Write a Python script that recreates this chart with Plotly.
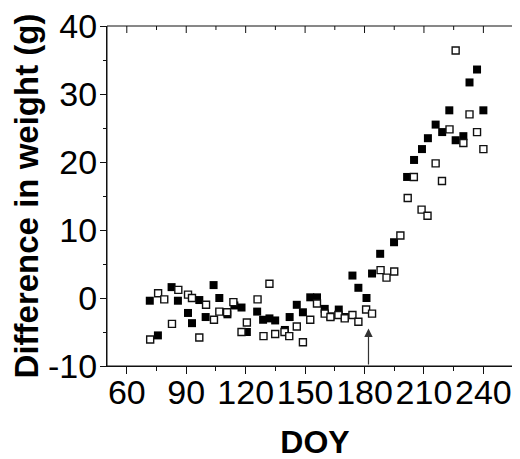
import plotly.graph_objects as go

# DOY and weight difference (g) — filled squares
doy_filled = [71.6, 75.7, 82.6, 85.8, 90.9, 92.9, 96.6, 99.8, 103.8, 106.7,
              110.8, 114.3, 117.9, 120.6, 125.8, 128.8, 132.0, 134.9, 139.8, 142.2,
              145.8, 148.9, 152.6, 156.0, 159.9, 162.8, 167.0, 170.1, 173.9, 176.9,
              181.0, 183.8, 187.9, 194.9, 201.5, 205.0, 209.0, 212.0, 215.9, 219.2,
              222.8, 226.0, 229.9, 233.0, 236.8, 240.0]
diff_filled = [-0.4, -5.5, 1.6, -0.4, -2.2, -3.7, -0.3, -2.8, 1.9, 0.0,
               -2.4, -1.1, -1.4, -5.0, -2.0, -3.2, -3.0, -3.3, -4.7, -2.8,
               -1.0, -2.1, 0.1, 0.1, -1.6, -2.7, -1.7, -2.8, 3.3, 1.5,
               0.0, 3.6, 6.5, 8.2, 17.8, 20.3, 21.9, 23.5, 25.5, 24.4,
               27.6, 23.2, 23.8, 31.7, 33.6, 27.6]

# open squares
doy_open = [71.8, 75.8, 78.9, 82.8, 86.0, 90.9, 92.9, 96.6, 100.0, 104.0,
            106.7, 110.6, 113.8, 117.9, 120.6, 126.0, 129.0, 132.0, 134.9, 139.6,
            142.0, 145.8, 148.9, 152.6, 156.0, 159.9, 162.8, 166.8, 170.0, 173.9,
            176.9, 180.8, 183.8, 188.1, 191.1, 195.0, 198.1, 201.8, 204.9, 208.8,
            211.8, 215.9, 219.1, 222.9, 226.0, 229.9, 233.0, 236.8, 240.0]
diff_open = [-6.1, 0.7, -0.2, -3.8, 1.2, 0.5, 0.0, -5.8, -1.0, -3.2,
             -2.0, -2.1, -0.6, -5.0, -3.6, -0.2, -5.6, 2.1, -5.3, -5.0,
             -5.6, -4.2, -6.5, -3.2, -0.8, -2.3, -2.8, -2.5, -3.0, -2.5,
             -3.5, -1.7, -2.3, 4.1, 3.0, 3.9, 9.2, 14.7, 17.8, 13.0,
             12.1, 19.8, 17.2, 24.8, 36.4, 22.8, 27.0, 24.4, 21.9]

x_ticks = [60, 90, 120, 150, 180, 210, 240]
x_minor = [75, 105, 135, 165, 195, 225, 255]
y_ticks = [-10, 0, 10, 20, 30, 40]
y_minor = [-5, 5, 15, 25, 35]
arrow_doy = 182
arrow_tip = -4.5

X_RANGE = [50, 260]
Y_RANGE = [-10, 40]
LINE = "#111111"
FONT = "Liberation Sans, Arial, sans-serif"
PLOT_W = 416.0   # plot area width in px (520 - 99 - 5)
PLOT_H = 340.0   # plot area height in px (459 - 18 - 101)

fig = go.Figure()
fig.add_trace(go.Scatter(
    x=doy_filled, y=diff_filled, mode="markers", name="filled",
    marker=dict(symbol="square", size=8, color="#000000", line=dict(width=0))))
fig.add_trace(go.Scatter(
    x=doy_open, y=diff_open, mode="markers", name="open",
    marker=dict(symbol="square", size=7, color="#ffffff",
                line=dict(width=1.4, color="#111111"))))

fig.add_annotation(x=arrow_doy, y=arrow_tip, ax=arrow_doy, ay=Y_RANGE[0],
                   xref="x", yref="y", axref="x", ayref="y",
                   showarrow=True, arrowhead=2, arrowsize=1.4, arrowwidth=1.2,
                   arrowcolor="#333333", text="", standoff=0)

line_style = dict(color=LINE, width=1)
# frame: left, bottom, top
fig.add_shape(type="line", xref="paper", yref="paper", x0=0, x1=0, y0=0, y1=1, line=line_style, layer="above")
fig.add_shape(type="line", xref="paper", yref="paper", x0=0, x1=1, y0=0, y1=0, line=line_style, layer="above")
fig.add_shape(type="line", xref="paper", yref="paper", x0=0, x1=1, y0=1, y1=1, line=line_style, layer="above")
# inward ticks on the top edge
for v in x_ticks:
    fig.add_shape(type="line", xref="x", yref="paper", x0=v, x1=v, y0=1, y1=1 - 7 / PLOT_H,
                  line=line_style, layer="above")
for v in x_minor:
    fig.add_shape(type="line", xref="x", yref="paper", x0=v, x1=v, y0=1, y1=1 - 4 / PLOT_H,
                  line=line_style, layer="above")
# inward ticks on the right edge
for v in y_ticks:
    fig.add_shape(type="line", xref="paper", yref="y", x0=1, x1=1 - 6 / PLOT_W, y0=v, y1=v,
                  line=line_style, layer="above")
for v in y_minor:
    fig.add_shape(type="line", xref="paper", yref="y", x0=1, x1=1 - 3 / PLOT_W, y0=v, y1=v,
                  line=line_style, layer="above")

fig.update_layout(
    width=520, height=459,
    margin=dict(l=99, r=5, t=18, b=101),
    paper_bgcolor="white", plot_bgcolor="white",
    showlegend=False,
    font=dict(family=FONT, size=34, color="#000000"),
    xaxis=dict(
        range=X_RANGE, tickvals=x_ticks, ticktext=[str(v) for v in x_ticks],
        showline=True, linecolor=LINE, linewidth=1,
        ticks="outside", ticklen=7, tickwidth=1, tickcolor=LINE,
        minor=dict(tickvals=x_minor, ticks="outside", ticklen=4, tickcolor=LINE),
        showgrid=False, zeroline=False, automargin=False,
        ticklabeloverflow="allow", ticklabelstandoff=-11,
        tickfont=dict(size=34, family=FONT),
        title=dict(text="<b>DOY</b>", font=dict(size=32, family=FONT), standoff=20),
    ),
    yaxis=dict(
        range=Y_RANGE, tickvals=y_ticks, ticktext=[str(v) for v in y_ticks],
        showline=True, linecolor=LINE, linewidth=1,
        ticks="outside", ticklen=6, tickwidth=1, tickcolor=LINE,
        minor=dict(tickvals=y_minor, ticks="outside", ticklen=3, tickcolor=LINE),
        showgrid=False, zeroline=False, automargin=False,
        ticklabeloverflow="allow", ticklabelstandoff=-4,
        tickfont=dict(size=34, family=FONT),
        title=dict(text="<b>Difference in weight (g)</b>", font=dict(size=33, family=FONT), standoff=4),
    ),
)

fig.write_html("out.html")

____

Write out again, exactly, the lines from the start of the listing up to the line containing "12.1, 19.8, 17.2, 24.8, 36.4, 22.8, 27.0, 24.4, 21.9]", with both ends and without pictures.

Write a Python script that recreates this chart with Plotly.
import plotly.graph_objects as go

# DOY and weight difference (g) — filled squares
doy_filled = [71.6, 75.7, 82.6, 85.8, 90.9, 92.9, 96.6, 99.8, 103.8, 106.7,
              110.8, 114.3, 117.9, 120.6, 125.8, 128.8, 132.0, 134.9, 139.8, 142.2,
              145.8, 148.9, 152.6, 156.0, 159.9, 162.8, 167.0, 170.1, 173.9, 176.9,
              181.0, 183.8, 187.9, 194.9, 201.5, 205.0, 209.0, 212.0, 215.9, 219.2,
              222.8, 226.0, 229.9, 233.0, 236.8, 240.0]
diff_filled = [-0.4, -5.5, 1.6, -0.4, -2.2, -3.7, -0.3, -2.8, 1.9, 0.0,
               -2.4, -1.1, -1.4, -5.0, -2.0, -3.2, -3.0, -3.3, -4.7, -2.8,
               -1.0, -2.1, 0.1, 0.1, -1.6, -2.7, -1.7, -2.8, 3.3, 1.5,
               0.0, 3.6, 6.5, 8.2, 17.8, 20.3, 21.9, 23.5, 25.5, 24.4,
               27.6, 23.2, 23.8, 31.7, 33.6, 27.6]

# open squares
doy_open = [71.8, 75.8, 78.9, 82.8, 86.0, 90.9, 92.9, 96.6, 100.0, 104.0,
            106.7, 110.6, 113.8, 117.9, 120.6, 126.0, 129.0, 132.0, 134.9, 139.6,
            142.0, 145.8, 148.9, 152.6, 156.0, 159.9, 162.8, 166.8, 170.0, 173.9,
            176.9, 180.8, 183.8, 188.1, 191.1, 195.0, 198.1, 201.8, 204.9, 208.8,
            211.8, 215.9, 219.1, 222.9, 226.0, 229.9, 233.0, 236.8, 240.0]
diff_open = [-6.1, 0.7, -0.2, -3.8, 1.2, 0.5, 0.0, -5.8, -1.0, -3.2,
             -2.0, -2.1, -0.6, -5.0, -3.6, -0.2, -5.6, 2.1, -5.3, -5.0,
             -5.6, -4.2, -6.5, -3.2, -0.8, -2.3, -2.8, -2.5, -3.0, -2.5,
             -3.5, -1.7, -2.3, 4.1, 3.0, 3.9, 9.2, 14.7, 17.8, 13.0,
             12.1, 19.8, 17.2, 24.8, 36.4, 22.8, 27.0, 24.4, 21.9]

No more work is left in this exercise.